Methods: : 25 healthy participants took part in the study. ERGs were obtained using an active DTL fibre and contralateral DTL reference electrode, in response to a focal (20°) amber (peak output 595nm) stimulus flickering at 41Hz. Signals were amplified, bandpass filtered (1-100Hz) and averaged with a Medelec Synergy EP system. Flicker ERGs were recorded before, and for 5 minutes after a period of intense light adaptation that bleached approximately 90% of cone photopigment. The long duration bleach was provided by a tungsten halogen bulb and the photoflash by a Metz Mecablitz 76 MZ-5 flashgun; in both cases participants were protected from excessive IR and UV radiation by the appropriate filters. Diffusing filters ensured even illumination.
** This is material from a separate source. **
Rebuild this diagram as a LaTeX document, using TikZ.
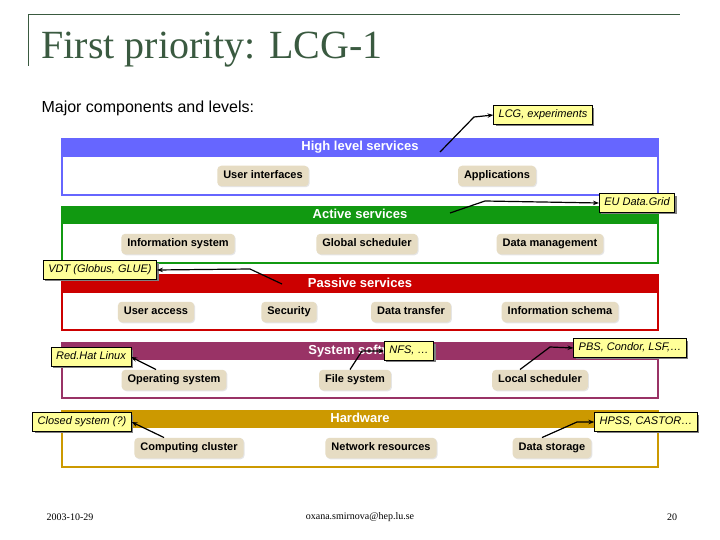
\documentclass[tikz,border=0pt]{standalone}
\usepackage{fontspec}
\setmainfont{Liberation Serif}
\setsansfont{Liberation Sans}
\usetikzlibrary{arrows.meta,shadows}
\definecolor{hb}{HTML}{6666FF}
\definecolor{hg}{HTML}{119911}
\definecolor{hr}{HTML}{CC0000}
\definecolor{hp}{HTML}{993366}
\definecolor{hy}{HTML}{CC9900}
\definecolor{pill}{HTML}{E6DCC3}
\definecolor{note}{HTML}{FFFF99}
\definecolor{ttl}{HTML}{3A5A40}
\tikzset{
 pillbox/.style={fill=pill,rounded corners=4pt,inner xsep=6pt,inner ysep=5pt,text height=8pt,text depth=2.5pt,font=\sffamily\bfseries\fontsize{11}{13}\selectfont,drop shadow={shadow xshift=1pt,shadow yshift=-1pt,fill=black!20}},
 notebox/.style={fill=note,draw=black,line width=0.6pt,inner xsep=5pt,inner ysep=4pt,text height=8pt,text depth=2.5pt,font=\sffamily\itshape\fontsize{11}{13}\selectfont,drop shadow={shadow xshift=2pt,shadow yshift=-2pt,fill=black!50,opacity=1}},
 hdr/.style={font=\sffamily\bfseries\fontsize{13}{15}\selectfont,text=white,text height=9pt,text depth=3pt},
 conn/.style={line width=1.2pt,-{Stealth[length=6pt]}},
}
\begin{document}
\begin{tikzpicture}[x=1pt,y=-1pt]
\useasboundingbox (0,0) rectangle (720,540);
\fill[white] (0,0) rectangle (720,540);
\draw[ttl,line width=1pt] (28,66) -- (28,15) -- (680,15);
\node[anchor=west,text=ttl,font=\fontsize{40}{44}\selectfont] (title) at (38,50) {First priority: LCG-1};
\node[anchor=west,font=\sffamily\fontsize{16}{18}\selectfont] (sub) at (38,108) {Major components and levels:};
% layers
\foreach \yt/\yh/\yb/\c/\t in {139/157/195/hb/High level services,207/224/263/hg/Active services,275/293/330/hr/Passive services,343/360/398/hp/System software,411/428/467/hy/Hardware}{
 \draw[\c,line width=1.2pt] (62,\yt) rectangle (658,\yb);
 \fill[\c] (62,\yt) rectangle (658,\yh);
 \node[hdr] at (360,{(\yt+\yh)/2}) {\t};
}
% pills
\node[pillbox] (ui) at (263,176) {User interfaces};
\node[pillbox] (app) at (497,176) {Applications};
\node[pillbox] (is) at (178,244) {Information system};
\node[pillbox] (gs) at (367,244) {Global scheduler};
\node[pillbox] (dm) at (550,244) {Data management};
\node[pillbox] (ua) at (156,312) {User access};
\node[pillbox] (sec) at (289,312) {Security};
\node[pillbox] (dt) at (411,312) {Data transfer};
\node[pillbox] (isc) at (560,312) {Information schema};
\node[pillbox] (os) at (174,380) {Operating system};
\node[pillbox] (fs) at (355,380) {File system};
\node[pillbox] (ls) at (540,380) {Local scheduler};
\node[pillbox] (cc) at (189,448) {Computing cluster};
\node[pillbox] (nr) at (381,448) {Network resources};
\node[pillbox] (ds) at (552,448) {Data storage};
% notes
\node[notebox] (lcg) at (543,115) {LCG, experiments};
\node[notebox] (eu) at (637,203) {EU Data.Grid};
\node[notebox] (vdt) at (100,270) {VDT (Globus, GLUE)};
\node[notebox] (rh) at (91,357) {Red.Hat Linux};
\node[notebox] (nfs) at (409,351) {NFS, \dots};
\node[notebox] (pbs) at (630,348) {PBS, Condor, LSF,\dots};
\node[notebox] (cs) at (82,422) {Closed system (?)};
\node[notebox] (hp) at (646,422) {HPSS, CASTOR\dots};
\coordinate (c1) at (440,152);
\coordinate (c2) at (450,213);
\coordinate (c3) at (282,284);
\draw[conn] (c1) -- (474,117) -- (lcg.west);
\draw[conn] (c2) -- (485,201) -- (eu.west);
\draw[conn] (c3) -- (250,269) -- (vdt.east);
\draw[conn] (os.north) ++(-18,0) -- (rh.east);
\draw[conn] (fs.north) ++(-5,0) -- (362,351) -- (nfs.west);
\draw[conn] (ls.north) ++(-20,0) -- (550,347) -- (pbs.west);
\draw[conn] (cc.north) ++(-25,0) -- (cs.east);
\draw[conn] (ds.north) ++(-10,0) -- (577,422) -- (hp.west);
% footer
\node[font=\fontsize{10}{12}\selectfont] (date) at (70,517) {2003-10-29};
\node[font=\fontsize{10}{12}\selectfont] (mail) at (360,517) {oxana.smirnova@hep.lu.se};
\node[font=\fontsize{10}{12}\selectfont] (pg) at (672,517) {20};
\end{tikzpicture}
\end{document}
Participants were randomly assigned to one of two groups determining whether the photoflash or equilibrium bleach was used first. A 10 minute break between tests prevented any carry over effects. Fourier analysis was used to extract the first harmonic from ERGs recorded after each type of bleach and amplitude recovery curves were plotted and modelled with a single exponential function using a least squares paradigm.

Results: : The exponential model provided a good fit to recovery data obtained using both techniques and time constants of recovery ranged from 29 to 290s, with a large overlap between groups. The mean recovery time constants for the long and short duration flashes were 129±78s and 107±73s respectively.

Conclusions: : Recovery following long and short duration bleaches was comparable in healthy adults. However, before concluding that the bleaching sources are interchangeable it is necessary to extend the evaluation to people with ARM.